**What is expected**
Nothing outside the lines from the one containing "Rebuild this chart" down to the one containing "const fmt = v => String(v).replace('.', ',');" belongs in the copy; print that span exactly, both ends included, with pictures removed.

**Material shown**
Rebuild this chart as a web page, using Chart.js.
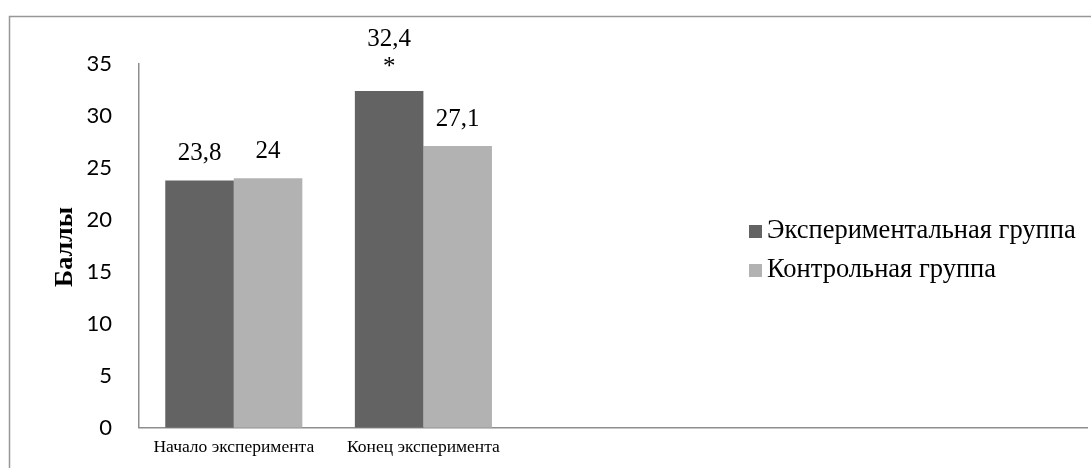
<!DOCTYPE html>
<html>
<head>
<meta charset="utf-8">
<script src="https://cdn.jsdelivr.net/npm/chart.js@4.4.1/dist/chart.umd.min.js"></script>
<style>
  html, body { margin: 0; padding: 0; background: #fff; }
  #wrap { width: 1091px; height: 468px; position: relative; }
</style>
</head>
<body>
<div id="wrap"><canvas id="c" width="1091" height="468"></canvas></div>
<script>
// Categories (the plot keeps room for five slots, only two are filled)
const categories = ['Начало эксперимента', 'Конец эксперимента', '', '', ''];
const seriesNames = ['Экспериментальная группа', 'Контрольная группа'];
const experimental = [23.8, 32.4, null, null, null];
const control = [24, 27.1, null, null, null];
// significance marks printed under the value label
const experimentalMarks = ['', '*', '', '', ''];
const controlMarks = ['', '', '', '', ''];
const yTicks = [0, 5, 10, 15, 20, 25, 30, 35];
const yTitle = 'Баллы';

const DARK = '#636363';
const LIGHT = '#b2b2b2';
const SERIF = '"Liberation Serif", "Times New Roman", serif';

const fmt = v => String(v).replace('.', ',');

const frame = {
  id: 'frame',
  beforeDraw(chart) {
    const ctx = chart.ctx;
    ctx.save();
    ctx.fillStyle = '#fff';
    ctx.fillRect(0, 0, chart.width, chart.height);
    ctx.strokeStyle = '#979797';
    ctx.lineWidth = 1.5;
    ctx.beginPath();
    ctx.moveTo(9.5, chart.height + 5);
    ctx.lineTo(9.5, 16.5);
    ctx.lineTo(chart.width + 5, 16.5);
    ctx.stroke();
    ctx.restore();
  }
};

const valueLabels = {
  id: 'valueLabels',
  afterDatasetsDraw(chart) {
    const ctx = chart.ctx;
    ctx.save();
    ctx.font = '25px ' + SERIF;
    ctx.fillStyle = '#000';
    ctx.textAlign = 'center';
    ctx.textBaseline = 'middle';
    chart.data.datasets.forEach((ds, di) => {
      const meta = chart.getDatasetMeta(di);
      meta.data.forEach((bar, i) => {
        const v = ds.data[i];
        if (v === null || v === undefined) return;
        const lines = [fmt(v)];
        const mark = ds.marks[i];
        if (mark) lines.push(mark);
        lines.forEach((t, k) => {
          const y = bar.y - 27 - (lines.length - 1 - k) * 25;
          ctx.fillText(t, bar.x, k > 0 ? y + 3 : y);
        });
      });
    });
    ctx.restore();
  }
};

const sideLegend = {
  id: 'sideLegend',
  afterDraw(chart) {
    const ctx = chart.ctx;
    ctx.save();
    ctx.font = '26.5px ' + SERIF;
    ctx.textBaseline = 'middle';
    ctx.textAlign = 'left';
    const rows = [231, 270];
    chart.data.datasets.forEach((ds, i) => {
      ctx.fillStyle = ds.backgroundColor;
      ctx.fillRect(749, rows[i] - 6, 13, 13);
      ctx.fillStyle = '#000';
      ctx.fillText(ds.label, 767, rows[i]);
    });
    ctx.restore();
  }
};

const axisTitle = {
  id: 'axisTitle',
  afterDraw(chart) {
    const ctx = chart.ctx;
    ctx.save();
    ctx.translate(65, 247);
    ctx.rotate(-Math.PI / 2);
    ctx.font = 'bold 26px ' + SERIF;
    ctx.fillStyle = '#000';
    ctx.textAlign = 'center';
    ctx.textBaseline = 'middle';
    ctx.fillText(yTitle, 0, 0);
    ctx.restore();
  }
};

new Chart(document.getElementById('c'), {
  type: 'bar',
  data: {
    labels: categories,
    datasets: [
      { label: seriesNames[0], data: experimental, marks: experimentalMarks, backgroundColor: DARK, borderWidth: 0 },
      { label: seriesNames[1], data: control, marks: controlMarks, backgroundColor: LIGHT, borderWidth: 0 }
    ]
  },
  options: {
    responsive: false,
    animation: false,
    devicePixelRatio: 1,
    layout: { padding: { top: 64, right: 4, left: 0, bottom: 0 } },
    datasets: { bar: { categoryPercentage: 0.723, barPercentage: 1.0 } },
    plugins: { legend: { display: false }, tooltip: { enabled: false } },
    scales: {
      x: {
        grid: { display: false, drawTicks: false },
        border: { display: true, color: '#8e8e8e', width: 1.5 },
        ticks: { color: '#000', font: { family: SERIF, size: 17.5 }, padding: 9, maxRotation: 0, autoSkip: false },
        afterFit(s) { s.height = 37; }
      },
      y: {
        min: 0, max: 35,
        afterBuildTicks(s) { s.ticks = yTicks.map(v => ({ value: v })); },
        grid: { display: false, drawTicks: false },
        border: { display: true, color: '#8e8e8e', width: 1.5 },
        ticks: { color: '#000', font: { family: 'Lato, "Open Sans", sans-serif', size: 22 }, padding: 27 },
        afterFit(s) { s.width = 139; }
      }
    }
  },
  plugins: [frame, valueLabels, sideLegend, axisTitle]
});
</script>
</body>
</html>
---
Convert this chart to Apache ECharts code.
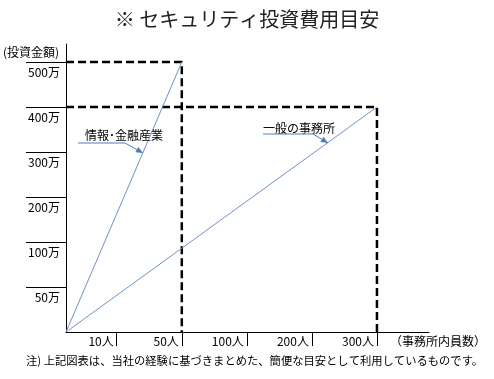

**Exercise response**
Rebuild this chart as a web page, using Chart.js.
<!DOCTYPE html>
<html>
<head>
<meta charset="utf-8">
<script src="https://cdn.jsdelivr.net/npm/chart.js@4.4.1/dist/chart.umd.min.js"></script>
<style>
  html, body { margin: 0; padding: 0; background: #fff; }
  #wrap { width: 1091px; height: 468px; position: relative; }
</style>
</head>
<body>
<div id="wrap"><canvas id="c" width="1091" height="468"></canvas></div>
<script>
// Categories (the plot keeps room for five slots, only two are filled)
const categories = ['Начало эксперимента', 'Конец эксперимента', '', '', ''];
const seriesNames = ['Экспериментальная группа', 'Контрольная группа'];
const experimental = [23.8, 32.4, null, null, null];
const control = [24, 27.1, null, null, null];
// significance marks printed under the value label
const experimentalMarks = ['', '*', '', '', ''];
const controlMarks = ['', '', '', '', ''];
const yTicks = [0, 5, 10, 15, 20, 25, 30, 35];
const yTitle = 'Баллы';

const DARK = '#636363';
const LIGHT = '#b2b2b2';
const SERIF = '"Liberation Serif", "Times New Roman", serif';

const fmt = v => String(v).replace('.', ',');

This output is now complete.